What you will do ▸ Return all of the data exactly, with nothing left out but the pictures.

+ + + +

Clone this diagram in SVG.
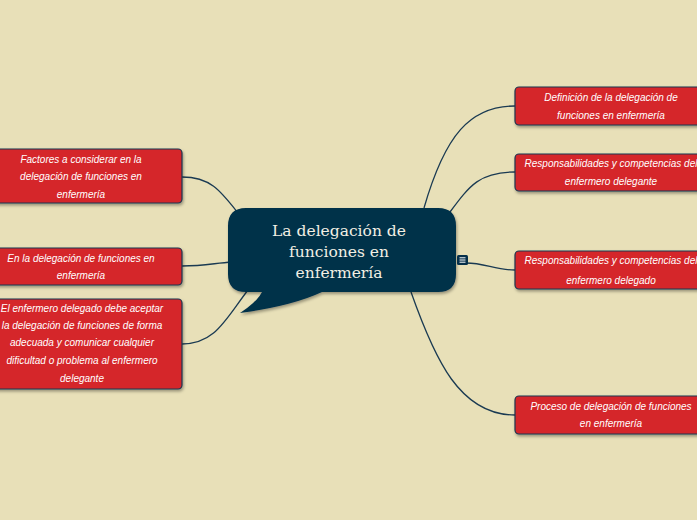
<svg xmlns="http://www.w3.org/2000/svg" width="697" height="520" viewBox="0 0 697 520">
<defs>
<filter id="sh" x="-10%" y="-10%" width="130%" height="140%">
<feDropShadow dx="1" dy="2" stdDeviation="1.5" flood-color="#000" flood-opacity="0.35"/>
</filter>
<style>
.node rect{fill:#d5282b;stroke:#1c3650;stroke-width:1.2;filter:url(#sh)}
.node text{font-family:"Liberation Sans","Noto Sans",sans-serif;font-style:italic;font-size:10px;fill:#fff;text-anchor:middle}
.conn path{fill:none;stroke:#1a3a52;stroke-width:1.3}
.main text{font-family:"DejaVu Serif","Liberation Serif",serif;font-size:15.5px;fill:#f2efe4;text-anchor:middle}
</style>
</defs>
<rect width="697" height="520" fill="#e8e0b8"/>
<g id="connectors" class="conn">
<path d="M182,177 C210,177 220,190 238,213"/>
<path d="M182,266 C205,266 215,263 232,262"/>
<path d="M182,344 C215,344 225,320 248,290"/>
<path d="M515,106 C470,106 445,135 424,208"/>
<path d="M515,172 C480,172 470,185 450,212"/>
<path d="M466,263 C485,263 495,270 515,270"/>
<path d="M515,415 C460,415 435,360 411,292"/>
</g>
<g id="center" class="main">
<path d="M246,208 H438 Q456,208 456,226 V274 Q456,292 438,292 H322 Q292,306 240,313 Q257,302 262,292 H246 Q228,292 228,274 V226 Q228,208 246,208 Z" fill="#06304a" filter="url(#sh)"/>
<text x="339" y="236">La delegación de</text>
<text x="339" y="257">funciones en</text>
<text x="339" y="278">enfermería</text>
<rect x="457" y="255" width="11" height="10" rx="1.5" fill="#06304a"/>
<path d="M459.5,257.8 h6 M459.5,260 h6 M459.5,262.2 h6" stroke="#fff" stroke-width="1"/>
</g>
<g id="n-factores" class="node">
<rect x="-6" y="149" width="188" height="54" rx="4"/>
<text x="81" y="163">Factores a considerar en la</text>
<text x="81" y="180">delegación de funciones en</text>
<text x="81" y="198">enfermería</text>
</g>
<g id="n-en-la" class="node">
<rect x="-6" y="248" width="188" height="37" rx="4"/>
<text x="81" y="262">En la delegación de funciones en</text>
<text x="81" y="279">enfermería</text>
</g>
<g id="n-enfermero" class="node">
<rect x="-6" y="299" width="188" height="90" rx="4"/>
<text x="82" y="312">El enfermero delegado debe aceptar</text>
<text x="82" y="329">la delegación de funciones de forma</text>
<text x="82" y="346">adecuada y comunicar cualquier</text>
<text x="82" y="364">dificultad o problema al enfermero</text>
<text x="82" y="382">delegante</text>
</g>
<g id="n-definicion" class="node">
<rect x="515" y="87" width="190" height="38" rx="4"/>
<text x="611" y="101">Definición de la delegación de</text>
<text x="611" y="119">funciones en enfermería</text>
</g>
<g id="n-resp-delegante" class="node">
<rect x="515" y="154" width="190" height="37" rx="4"/>
<text x="611" y="167">Responsabilidades y competencias del</text>
<text x="611" y="185">enfermero delegante</text>
</g>
<g id="n-resp-delegado" class="node">
<rect x="515" y="251" width="190" height="38" rx="4"/>
<text x="611" y="264">Responsabilidades y competencias del</text>
<text x="611" y="284">enfermero delegado</text>
</g>
<g id="n-proceso" class="node">
<rect x="515" y="396" width="190" height="38" rx="4"/>
<text x="611" y="410">Proceso de delegación de funciones</text>
<text x="611" y="427">en enfermería</text>
</g>
</svg>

+ + + +

Expected output ▸
Clone this diagram in SVG.
<svg xmlns="http://www.w3.org/2000/svg" width="697" height="520" viewBox="0 0 697 520">
<defs>
<filter id="sh" x="-10%" y="-10%" width="130%" height="140%">
<feDropShadow dx="1" dy="2" stdDeviation="1.5" flood-color="#000" flood-opacity="0.35"/>
</filter>
<style>
.node rect{fill:#d5282b;stroke:#1c3650;stroke-width:1.2;filter:url(#sh)}
.node text{font-family:"Liberation Sans","Noto Sans",sans-serif;font-style:italic;font-size:10px;fill:#fff;text-anchor:middle}
.conn path{fill:none;stroke:#1a3a52;stroke-width:1.3}
.main text{font-family:"DejaVu Serif","Liberation Serif",serif;font-size:15.5px;fill:#f2efe4;text-anchor:middle}
</style>
</defs>
<rect width="697" height="520" fill="#e8e0b8"/>
<g id="connectors" class="conn">
<path d="M182,177 C210,177 220,190 238,213"/>
<path d="M182,266 C205,266 215,263 232,262"/>
<path d="M182,344 C215,344 225,320 248,290"/>
<path d="M515,106 C470,106 445,135 424,208"/>
<path d="M515,172 C480,172 470,185 450,212"/>
<path d="M466,263 C485,263 495,270 515,270"/>
<path d="M515,415 C460,415 435,360 411,292"/>
</g>
<g id="center" class="main">
<path d="M246,208 H438 Q456,208 456,226 V274 Q456,292 438,292 H322 Q292,306 240,313 Q257,302 262,292 H246 Q228,292 228,274 V226 Q228,208 246,208 Z" fill="#06304a" filter="url(#sh)"/>
<text x="339" y="236">La delegación de</text>
<text x="339" y="257">funciones en</text>
<text x="339" y="278">enfermería</text>
<rect x="457" y="255" width="11" height="10" rx="1.5" fill="#06304a"/>
<path d="M459.5,257.8 h6 M459.5,260 h6 M459.5,262.2 h6" stroke="#fff" stroke-width="1"/>
</g>
<g id="n-factores" class="node">
<rect x="-6" y="149" width="188" height="54" rx="4"/>
<text x="81" y="163">Factores a considerar en la</text>
<text x="81" y="180">delegación de funciones en</text>
<text x="81" y="198">enfermería</text>
</g>
<g id="n-en-la" class="node">
<rect x="-6" y="248" width="188" height="37" rx="4"/>
<text x="81" y="262">En la delegación de funciones en</text>
<text x="81" y="279">enfermería</text>
</g>
<g id="n-enfermero" class="node">
<rect x="-6" y="299" width="188" height="90" rx="4"/>
<text x="82" y="312">El enfermero delegado debe aceptar</text>
<text x="82" y="329">la delegación de funciones de forma</text>
<text x="82" y="346">adecuada y comunicar cualquier</text>
<text x="82" y="364">dificultad o problema al enfermero</text>
<text x="82" y="382">delegante</text>
</g>
<g id="n-definicion" class="node">
<rect x="515" y="87" width="190" height="38" rx="4"/>
<text x="611" y="101">Definición de la delegación de</text>
<text x="611" y="119">funciones en enfermería</text>
</g>
<g id="n-resp-delegante" class="node">
<rect x="515" y="154" width="190" height="37" rx="4"/>
<text x="611" y="167">Responsabilidades y competencias del</text>
<text x="611" y="185">enfermero delegante</text>
</g>
<g id="n-resp-delegado" class="node">
<rect x="515" y="251" width="190" height="38" rx="4"/>
<text x="611" y="264">Responsabilidades y competencias del</text>
<text x="611" y="284">enfermero delegado</text>
</g>
<g id="n-proceso" class="node">
<rect x="515" y="396" width="190" height="38" rx="4"/>
<text x="611" y="410">Proceso de delegación de funciones</text>
<text x="611" y="427">en enfermería</text>
</g>
</svg>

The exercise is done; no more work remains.